On n’a pas fini de parler de la décision du gouvernement d’aligner les revenus du travail et du capital. La réforme est venue trop vite et sans vrai examen des effets ricochet. Il faut s’attendre à beaucoup de rustines sur cette règle fiscale, rendant les choses peu lisibles et parfois peu équitables. Un régal pour les conseillers fiscaux. On a vécu ça sur l’ISF.

Il y a eu l’amendement « pigeons », puis l’exonération des revenus mobiliers du fameux 75%. Penchons-nous à présent sur l’assurance-vie, qui garde son statut dérogatoire.

Elle devient le placement intéressant du moment. Leur taux garanti, pour les contrats dits en euros, soit l’écrasante majorité des contrats, est aujourd’hui à un minimum historique, disons autour de 3%. Mais la fiscalité qui pèse sur eux devient, par comparaison avec les autres placements, tout à fait gentille : 7,5% de prélèvements au moment de la sortie, plus la CSG/CRDS de 15,5%, soit un total de 23%.

Par comparaison, la plupart des autres revenus mobiliers sont taxés à l’IR, soit un taux de 45% pour les revenus élevés, qui sont les très gros détenteurs d’assurance-vie. S’ajoute à cela les 15,5% de CSG/CRDS. Cela fait un prélèvement de 60%, un peu moins pour les revenus de dividendes qui continuent de bénéficier d’un abattement de 40% au titre de l’IR.

Autrement dit, pour battre le rendement brut de 3% d’assurance-vie, soit 2,3% après impôts, il faut une rémunération double (5,8%) des placements alternatifs, actions ou obligations. C’est un rendement hors de portée pour tout placement en obligations d’entreprise, et très aléatoire pour le placement en actions. Sans compter, pour l’assurance-vie, son exonération de l’ISF et des droits de succession dont ne bénéficient pas les autres produits d’épargne.

L’épargne française va donc être canalisée davantage encore en assurance-vie ; et un peu moins en financement direct des entreprises françaises, puisque les contrats d’assurance-vie en euros sont massivement immobilisés en emprunts d’Etat. A-t-elle besoin de ce joli coup de pouce ? En 2010, disent les comptes de patrimoine de l’INSEE, elle représentait 40% du portefeuille des ménages patrimoine et plus de 45% pour les ménages du décile le plus haut en terme de revenu. Le placement en actifs risqués, actions et OPCVM, n’est que de 10%.

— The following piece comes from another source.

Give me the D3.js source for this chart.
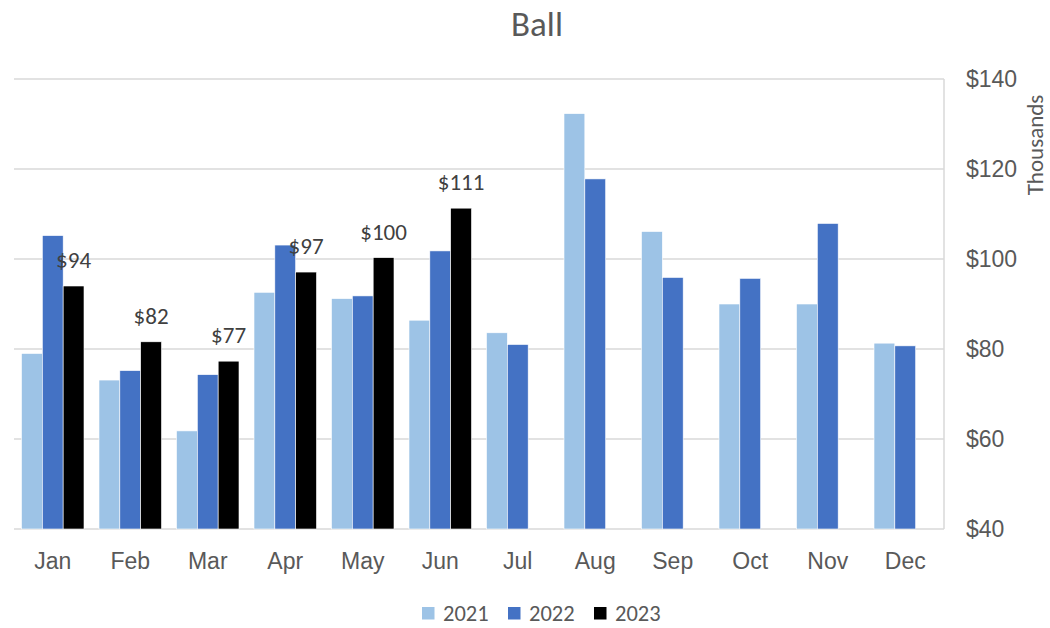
<!DOCTYPE html>
<html>
<head>
<meta charset="utf-8">
<script src="https://cdn.jsdelivr.net/npm/d3@7"></script>
<style>
  body { margin: 0; background: #fff; }
  svg { display: block; font-family: Carlito, Lato, "Liberation Sans", sans-serif; }
</style>
</head>
<body>
<svg id="chart" width="1050" height="628"></svg>
<script>
const months = ["Jan","Feb","Mar","Apr","May","Jun","Jul","Aug","Sep","Oct","Nov","Dec"];
const seriesNames = ["2021","2022","2023"];
const values2021 = [79.0, 73.1, 61.8, 92.6, 91.2, 86.4, 83.6, 132.3, 106.1, 90.0, 90.0, 81.3];
const values2022 = [105.2, 75.2, 74.3, 103.1, 91.8, 101.8, 81.0, 117.8, 95.9, 95.7, 107.9, 80.7];
const values2023 = [94.0, 81.6, 77.3, 97.1, 100.3, 111.3, null, null, null, null, null, null];
const yTicks = [40, 60, 80, 100, 120, 140];
const colors = ["#9DC3E6", "#4472C4", "#000000"];

(function() {
const svg = d3.select("#chart");
const pLeft = 14, pRight = 944, pTop = 79, pBottom = 529;
const textColor = "#595959";

const x = d3.scaleBand().domain(months).range([pLeft, pRight]).paddingInner(0).paddingOuter(0);
const y = d3.scaleLinear().domain([40, 140]).range([pBottom, pTop]);
const inner = d3.scaleBand().domain(seriesNames).range([0, x.bandwidth()]).paddingInner(0).paddingOuter(0.36);

// gridlines
svg.append("g").selectAll("line").data(yTicks).join("line")
  .attr("x1", pLeft).attr("x2", pRight)
  .attr("y1", d => y(d)).attr("y2", d => y(d))
  .attr("stroke", "#d9d9d9").attr("stroke-width", 1.5);
svg.append("line").attr("x1", pRight).attr("x2", pRight).attr("y1", y(140)).attr("y2", y(40))
  .attr("stroke", "#d9d9d9").attr("stroke-width", 1.5);

// bars
const allSeries = [values2021, values2022, values2023];
allSeries.forEach((vals, si) => {
  svg.append("g").selectAll("rect")
    .data(months.map((m, i) => ({m, v: vals[i]})).filter(d => d.v != null))
    .join("rect")
    .attr("x", d => x(d.m) + inner(seriesNames[si]))
    .attr("width", inner.bandwidth())
    .attr("y", d => y(d.v))
    .attr("height", d => y(40) - y(d.v))
    .attr("fill", colors[si])
    .attr("stroke", "#ffffff").attr("stroke-width", 0.6);
});

// data labels for 2023
svg.append("g").selectAll("text")
  .data(months.map((m, i) => ({m, v: values2023[i]})).filter(d => d.v != null))
  .join("text")
  .attr("x", d => x(d.m) + inner("2023") + inner.bandwidth() / 2)
  .attr("y", d => y(d.v) - 18)
  .attr("text-anchor", "middle")
  .attr("font-size", 23)
  .attr("fill", "#404040")
  .text(d => "$" + Math.round(d.v));

// right y axis
const yAxis = d3.axisRight(y).tickValues(yTicks).tickSize(0).tickPadding(22).tickFormat(d => "$" + d);
const ya = svg.append("g").attr("transform", `translate(${pRight},0)`).call(yAxis);
ya.select(".domain").remove();
ya.selectAll("text").attr("font-size", 23).attr("fill", textColor).style("font-family", "inherit");

// x axis
const xAxis = d3.axisBottom(x).tickSize(0).tickPadding(23.5);
const xa = svg.append("g").attr("transform", `translate(0,${pBottom})`).call(xAxis);
xa.select(".domain").remove();
xa.selectAll("text").attr("font-size", 23).attr("fill", textColor).style("font-family", "inherit");

// axis title
svg.append("text")
  .attr("transform", "translate(1043,145) rotate(-90)")
  .attr("text-anchor", "middle")
  .attr("font-size", 23)
  .attr("fill", textColor)
  .text("Thousands");

// title
svg.append("text")
  .attr("x", 537).attr("y", 36)
  .attr("text-anchor", "middle")
  .attr("font-size", 35)
  .attr("fill", textColor)
  .text("Ball");

// legend
const legendX = [422, 508, 594];
const lg = svg.append("g");
seriesNames.forEach((s, i) => {
  lg.append("rect").attr("x", legendX[i]).attr("y", 607).attr("width", 12.5).attr("height", 12.5).attr("fill", colors[i]);
  lg.append("text").attr("x", legendX[i] + 21).attr("y", 621).attr("font-size", 22.5).attr("fill", textColor).text(s);
});
})();
</script>
</body>
</html>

On retrouve ici le privilège de l’Etat, qui canalise prioritairement les ressources d’épargne. La crise financière illustre à l’envi les dangers d’une imbrication entre le risque Etat et le risque bancaire. Mais on peut aussi s’interroger sur l’aspect égalitaire de cette situation quand on sait que sur les près de 1.500 Md€ d’encours d’assurance-vie en 2010, le décile le plus riche des ménages français en détient près de 80%.

Que va-t-il se passer ? On peut être optimiste et penser que les épargnants ne vont pas abandonner le placement actions, mais plutôt le transférer au sein de contrats d’assurance-vie, dit en unités de compte (UC), pour échapper à l’impôt. Mais, sauf pour les plus avisés d’entre eux, il est probable que l’épargnant abandonne le support actions ou obligations d’entreprise. Il est possible aussi que l’Etat, en peine de ressources fiscales, grignote progressivement l’avantage de l’assurance-vie.

Jusqu’ici, le lobby des assureurs a toujours fait reculer les tentatives des gouvernements successifs de toucher au statut fiscal de l’assurance-vie. Mais ces derniers ne se battaient jamais très forts, conscients de la nécessité de sécuriser les sources de financement à bas coût de l’Etat, faute d’être capables de gérer plus efficacement ses dépenses. Ils troquaient un manque à gagner fiscal contre une sécurisation du financement. Sachant la fragilité des finances publiques dans les années à venir, il est probable que l’Etat laisse les choses en l’Etat.

Un regard d’ensemble s’impose. La réforme fiscale d’alignement des revenus du travail et du capital, ne touchant ni l’assurance-vie, ni l’épargne salariale, ni certains livrets d’épargne réglementée, ni bien sûr les comptes à vue qui n’ont pas de rémunération, ne touche au total guère plus de 25% du patrimoine financier des Français (hors détention d’actifs professionnels), et donc prioritairement la détention d’actions et d’obligations d’entreprise. Ce n’est pas vraiment bon pour les entreprises françaises.